Word for word, quote all of the material, omitting the pictures.
— start Material provided —
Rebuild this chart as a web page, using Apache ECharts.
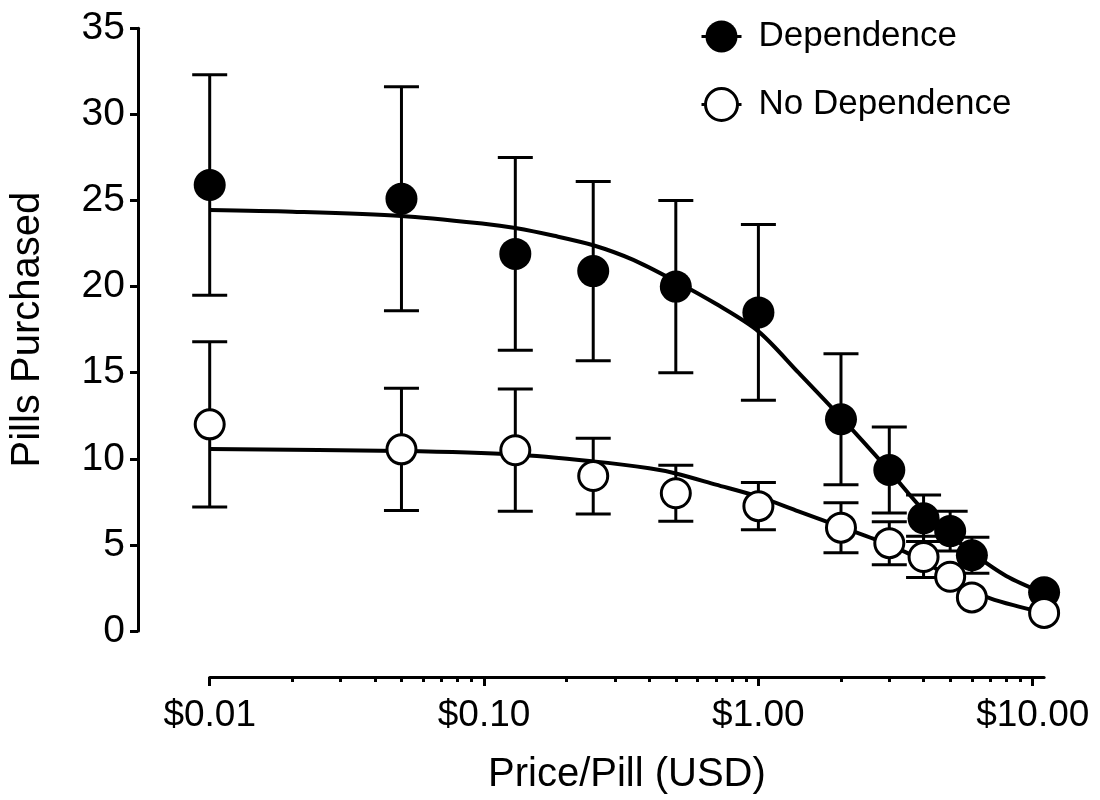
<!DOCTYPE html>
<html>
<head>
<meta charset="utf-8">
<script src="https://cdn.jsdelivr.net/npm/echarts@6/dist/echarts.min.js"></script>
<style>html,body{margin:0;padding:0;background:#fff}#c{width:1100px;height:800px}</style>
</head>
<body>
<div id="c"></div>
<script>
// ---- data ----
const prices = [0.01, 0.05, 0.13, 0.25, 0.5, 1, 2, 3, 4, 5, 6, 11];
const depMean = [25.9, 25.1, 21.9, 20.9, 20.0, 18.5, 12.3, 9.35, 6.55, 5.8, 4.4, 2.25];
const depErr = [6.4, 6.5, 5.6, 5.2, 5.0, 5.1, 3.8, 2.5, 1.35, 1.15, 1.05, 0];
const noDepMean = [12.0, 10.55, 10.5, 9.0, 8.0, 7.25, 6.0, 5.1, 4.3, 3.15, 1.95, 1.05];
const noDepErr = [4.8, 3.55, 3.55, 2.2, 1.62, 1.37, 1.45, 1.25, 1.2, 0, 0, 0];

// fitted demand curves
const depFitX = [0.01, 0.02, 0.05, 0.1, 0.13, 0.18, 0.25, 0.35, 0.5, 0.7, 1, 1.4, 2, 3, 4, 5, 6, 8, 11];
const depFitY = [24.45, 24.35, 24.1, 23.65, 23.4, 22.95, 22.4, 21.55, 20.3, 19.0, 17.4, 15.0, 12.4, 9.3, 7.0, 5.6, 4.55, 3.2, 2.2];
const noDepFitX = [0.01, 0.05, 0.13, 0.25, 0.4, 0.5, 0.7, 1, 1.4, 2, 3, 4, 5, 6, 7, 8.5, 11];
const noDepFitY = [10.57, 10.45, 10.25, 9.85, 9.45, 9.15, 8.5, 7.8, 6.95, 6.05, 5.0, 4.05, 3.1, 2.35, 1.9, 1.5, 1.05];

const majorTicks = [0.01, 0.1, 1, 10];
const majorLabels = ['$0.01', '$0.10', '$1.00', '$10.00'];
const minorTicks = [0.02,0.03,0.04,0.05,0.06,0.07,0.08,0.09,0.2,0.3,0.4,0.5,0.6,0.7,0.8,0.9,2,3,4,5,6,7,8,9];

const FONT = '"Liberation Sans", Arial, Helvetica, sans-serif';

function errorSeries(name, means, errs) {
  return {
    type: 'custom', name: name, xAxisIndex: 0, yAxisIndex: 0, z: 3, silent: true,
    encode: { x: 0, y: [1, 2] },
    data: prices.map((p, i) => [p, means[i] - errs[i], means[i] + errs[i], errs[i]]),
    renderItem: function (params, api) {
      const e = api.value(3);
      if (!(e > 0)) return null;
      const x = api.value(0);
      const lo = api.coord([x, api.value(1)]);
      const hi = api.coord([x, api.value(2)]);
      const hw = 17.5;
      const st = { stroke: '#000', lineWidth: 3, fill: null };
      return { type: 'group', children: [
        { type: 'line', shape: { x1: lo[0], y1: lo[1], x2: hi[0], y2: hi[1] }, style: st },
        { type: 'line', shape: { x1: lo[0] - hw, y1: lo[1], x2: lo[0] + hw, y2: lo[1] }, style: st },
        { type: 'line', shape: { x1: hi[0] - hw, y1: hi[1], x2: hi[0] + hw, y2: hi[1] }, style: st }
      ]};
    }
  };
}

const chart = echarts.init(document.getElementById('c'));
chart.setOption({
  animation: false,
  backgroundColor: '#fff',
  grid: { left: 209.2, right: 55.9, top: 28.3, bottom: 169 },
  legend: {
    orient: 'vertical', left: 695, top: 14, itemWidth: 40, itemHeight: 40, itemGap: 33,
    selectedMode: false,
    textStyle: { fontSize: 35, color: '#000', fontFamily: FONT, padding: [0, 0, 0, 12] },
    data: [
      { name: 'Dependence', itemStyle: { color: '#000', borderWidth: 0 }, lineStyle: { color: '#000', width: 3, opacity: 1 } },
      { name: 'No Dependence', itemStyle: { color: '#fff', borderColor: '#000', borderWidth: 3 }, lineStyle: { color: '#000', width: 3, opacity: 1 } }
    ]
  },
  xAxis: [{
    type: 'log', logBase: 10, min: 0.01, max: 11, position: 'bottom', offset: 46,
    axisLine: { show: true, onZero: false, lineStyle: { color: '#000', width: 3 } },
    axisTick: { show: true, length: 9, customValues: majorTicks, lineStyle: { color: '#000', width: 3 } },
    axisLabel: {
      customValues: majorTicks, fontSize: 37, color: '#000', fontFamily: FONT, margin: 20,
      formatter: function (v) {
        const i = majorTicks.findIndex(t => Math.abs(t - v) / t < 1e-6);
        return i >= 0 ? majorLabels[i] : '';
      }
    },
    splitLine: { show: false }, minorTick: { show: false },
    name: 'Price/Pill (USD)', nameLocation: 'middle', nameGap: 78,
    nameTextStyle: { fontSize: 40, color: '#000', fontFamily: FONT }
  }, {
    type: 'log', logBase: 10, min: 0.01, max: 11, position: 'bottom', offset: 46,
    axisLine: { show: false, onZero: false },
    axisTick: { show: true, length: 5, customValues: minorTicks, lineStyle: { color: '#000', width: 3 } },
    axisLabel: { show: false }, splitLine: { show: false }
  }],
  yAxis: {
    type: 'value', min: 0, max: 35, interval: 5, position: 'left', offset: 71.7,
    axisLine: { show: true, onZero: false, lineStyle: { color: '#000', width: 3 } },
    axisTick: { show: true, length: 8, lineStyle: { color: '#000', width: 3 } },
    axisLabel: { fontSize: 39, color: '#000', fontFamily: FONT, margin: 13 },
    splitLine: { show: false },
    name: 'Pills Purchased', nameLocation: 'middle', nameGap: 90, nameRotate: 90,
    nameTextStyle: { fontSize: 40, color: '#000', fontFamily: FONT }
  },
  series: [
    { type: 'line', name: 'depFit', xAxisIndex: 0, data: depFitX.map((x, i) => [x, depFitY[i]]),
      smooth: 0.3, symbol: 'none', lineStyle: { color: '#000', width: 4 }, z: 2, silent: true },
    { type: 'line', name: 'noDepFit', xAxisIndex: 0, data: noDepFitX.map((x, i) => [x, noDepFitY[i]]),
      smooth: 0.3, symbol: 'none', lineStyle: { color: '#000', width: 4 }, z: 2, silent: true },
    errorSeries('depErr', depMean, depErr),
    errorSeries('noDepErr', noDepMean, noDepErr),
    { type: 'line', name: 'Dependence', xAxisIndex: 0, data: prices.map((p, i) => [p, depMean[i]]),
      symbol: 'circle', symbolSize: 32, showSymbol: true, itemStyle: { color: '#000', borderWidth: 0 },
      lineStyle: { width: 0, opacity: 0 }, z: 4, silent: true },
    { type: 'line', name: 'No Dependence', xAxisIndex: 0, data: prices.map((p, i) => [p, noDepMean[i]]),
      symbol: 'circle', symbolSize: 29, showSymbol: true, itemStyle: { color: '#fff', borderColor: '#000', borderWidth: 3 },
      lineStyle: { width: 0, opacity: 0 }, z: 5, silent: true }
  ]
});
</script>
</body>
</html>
— end Material provided —
## [Task result]
Rebuild this chart as a web page, using Apache ECharts.
<!DOCTYPE html>
<html>
<head>
<meta charset="utf-8">
<script src="https://cdn.jsdelivr.net/npm/echarts@6/dist/echarts.min.js"></script>
<style>html,body{margin:0;padding:0;background:#fff}#c{width:1100px;height:800px}</style>
</head>
<body>
<div id="c"></div>
<script>
// ---- data ----
const prices = [0.01, 0.05, 0.13, 0.25, 0.5, 1, 2, 3, 4, 5, 6, 11];
const depMean = [25.9, 25.1, 21.9, 20.9, 20.0, 18.5, 12.3, 9.35, 6.55, 5.8, 4.4, 2.25];
const depErr = [6.4, 6.5, 5.6, 5.2, 5.0, 5.1, 3.8, 2.5, 1.35, 1.15, 1.05, 0];
const noDepMean = [12.0, 10.55, 10.5, 9.0, 8.0, 7.25, 6.0, 5.1, 4.3, 3.15, 1.95, 1.05];
const noDepErr = [4.8, 3.55, 3.55, 2.2, 1.62, 1.37, 1.45, 1.25, 1.2, 0, 0, 0];

// fitted demand curves
const depFitX = [0.01, 0.02, 0.05, 0.1, 0.13, 0.18, 0.25, 0.35, 0.5, 0.7, 1, 1.4, 2, 3, 4, 5, 6, 8, 11];
const depFitY = [24.45, 24.35, 24.1, 23.65, 23.4, 22.95, 22.4, 21.55, 20.3, 19.0, 17.4, 15.0, 12.4, 9.3, 7.0, 5.6, 4.55, 3.2, 2.2];
const noDepFitX = [0.01, 0.05, 0.13, 0.25, 0.4, 0.5, 0.7, 1, 1.4, 2, 3, 4, 5, 6, 7, 8.5, 11];
const noDepFitY = [10.57, 10.45, 10.25, 9.85, 9.45, 9.15, 8.5, 7.8, 6.95, 6.05, 5.0, 4.05, 3.1, 2.35, 1.9, 1.5, 1.05];

const majorTicks = [0.01, 0.1, 1, 10];
const majorLabels = ['$0.01', '$0.10', '$1.00', '$10.00'];
const minorTicks = [0.02,0.03,0.04,0.05,0.06,0.07,0.08,0.09,0.2,0.3,0.4,0.5,0.6,0.7,0.8,0.9,2,3,4,5,6,7,8,9];

const FONT = '"Liberation Sans", Arial, Helvetica, sans-serif';

function errorSeries(name, means, errs) {
  return {
    type: 'custom', name: name, xAxisIndex: 0, yAxisIndex: 0, z: 3, silent: true,
    encode: { x: 0, y: [1, 2] },
    data: prices.map((p, i) => [p, means[i] - errs[i], means[i] + errs[i], errs[i]]),
    renderItem: function (params, api) {
      const e = api.value(3);
      if (!(e > 0)) return null;
      const x = api.value(0);
      const lo = api.coord([x, api.value(1)]);
      const hi = api.coord([x, api.value(2)]);
      const hw = 17.5;
      const st = { stroke: '#000', lineWidth: 3, fill: null };
      return { type: 'group', children: [
        { type: 'line', shape: { x1: lo[0], y1: lo[1], x2: hi[0], y2: hi[1] }, style: st },
        { type: 'line', shape: { x1: lo[0] - hw, y1: lo[1], x2: lo[0] + hw, y2: lo[1] }, style: st },
        { type: 'line', shape: { x1: hi[0] - hw, y1: hi[1], x2: hi[0] + hw, y2: hi[1] }, style: st }
      ]};
    }
  };
}

const chart = echarts.init(document.getElementById('c'));
chart.setOption({
  animation: false,
  backgroundColor: '#fff',
  grid: { left: 209.2, right: 55.9, top: 28.3, bottom: 169 },
  legend: {
    orient: 'vertical', left: 695, top: 14, itemWidth: 40, itemHeight: 40, itemGap: 33,
    selectedMode: false,
    textStyle: { fontSize: 35, color: '#000', fontFamily: FONT, padding: [0, 0, 0, 12] },
    data: [
      { name: 'Dependence', itemStyle: { color: '#000', borderWidth: 0 }, lineStyle: { color: '#000', width: 3, opacity: 1 } },
      { name: 'No Dependence', itemStyle: { color: '#fff', borderColor: '#000', borderWidth: 3 }, lineStyle: { color: '#000', width: 3, opacity: 1 } }
    ]
  },
  xAxis: [{
    type: 'log', logBase: 10, min: 0.01, max: 11, position: 'bottom', offset: 46,
    axisLine: { show: true, onZero: false, lineStyle: { color: '#000', width: 3 } },
    axisTick: { show: true, length: 9, customValues: majorTicks, lineStyle: { color: '#000', width: 3 } },
    axisLabel: {
      customValues: majorTicks, fontSize: 37, color: '#000', fontFamily: FONT, margin: 20,
      formatter: function (v) {
        const i = majorTicks.findIndex(t => Math.abs(t - v) / t < 1e-6);
        return i >= 0 ? majorLabels[i] : '';
      }
    },
    splitLine: { show: false }, minorTick: { show: false },
    name: 'Price/Pill (USD)', nameLocation: 'middle', nameGap: 78,
    nameTextStyle: { fontSize: 40, color: '#000', fontFamily: FONT }
  }, {
    type: 'log', logBase: 10, min: 0.01, max: 11, position: 'bottom', offset: 46,
    axisLine: { show: false, onZero: false },
    axisTick: { show: true, length: 5, customValues: minorTicks, lineStyle: { color: '#000', width: 3 } },
    axisLabel: { show: false }, splitLine: { show: false }
  }],
  yAxis: {
    type: 'value', min: 0, max: 35, interval: 5, position: 'left', offset: 71.7,
    axisLine: { show: true, onZero: false, lineStyle: { color: '#000', width: 3 } },
    axisTick: { show: true, length: 8, lineStyle: { color: '#000', width: 3 } },
    axisLabel: { fontSize: 39, color: '#000', fontFamily: FONT, margin: 13 },
    splitLine: { show: false },
    name: 'Pills Purchased', nameLocation: 'middle', nameGap: 90, nameRotate: 90,
    nameTextStyle: { fontSize: 40, color: '#000', fontFamily: FONT }
  },
  series: [
    { type: 'line', name: 'depFit', xAxisIndex: 0, data: depFitX.map((x, i) => [x, depFitY[i]]),
      smooth: 0.3, symbol: 'none', lineStyle: { color: '#000', width: 4 }, z: 2, silent: true },
    { type: 'line', name: 'noDepFit', xAxisIndex: 0, data: noDepFitX.map((x, i) => [x, noDepFitY[i]]),
      smooth: 0.3, symbol: 'none', lineStyle: { color: '#000', width: 4 }, z: 2, silent: true },
    errorSeries('depErr', depMean, depErr),
    errorSeries('noDepErr', noDepMean, noDepErr),
    { type: 'line', name: 'Dependence', xAxisIndex: 0, data: prices.map((p, i) => [p, depMean[i]]),
      symbol: 'circle', symbolSize: 32, showSymbol: true, itemStyle: { color: '#000', borderWidth: 0 },
      lineStyle: { width: 0, opacity: 0 }, z: 4, silent: true },
    { type: 'line', name: 'No Dependence', xAxisIndex: 0, data: prices.map((p, i) => [p, noDepMean[i]]),
      symbol: 'circle', symbolSize: 29, showSymbol: true, itemStyle: { color: '#fff', borderColor: '#000', borderWidth: 3 },
      lineStyle: { width: 0, opacity: 0 }, z: 5, silent: true }
  ]
});
</script>
</body>
</html>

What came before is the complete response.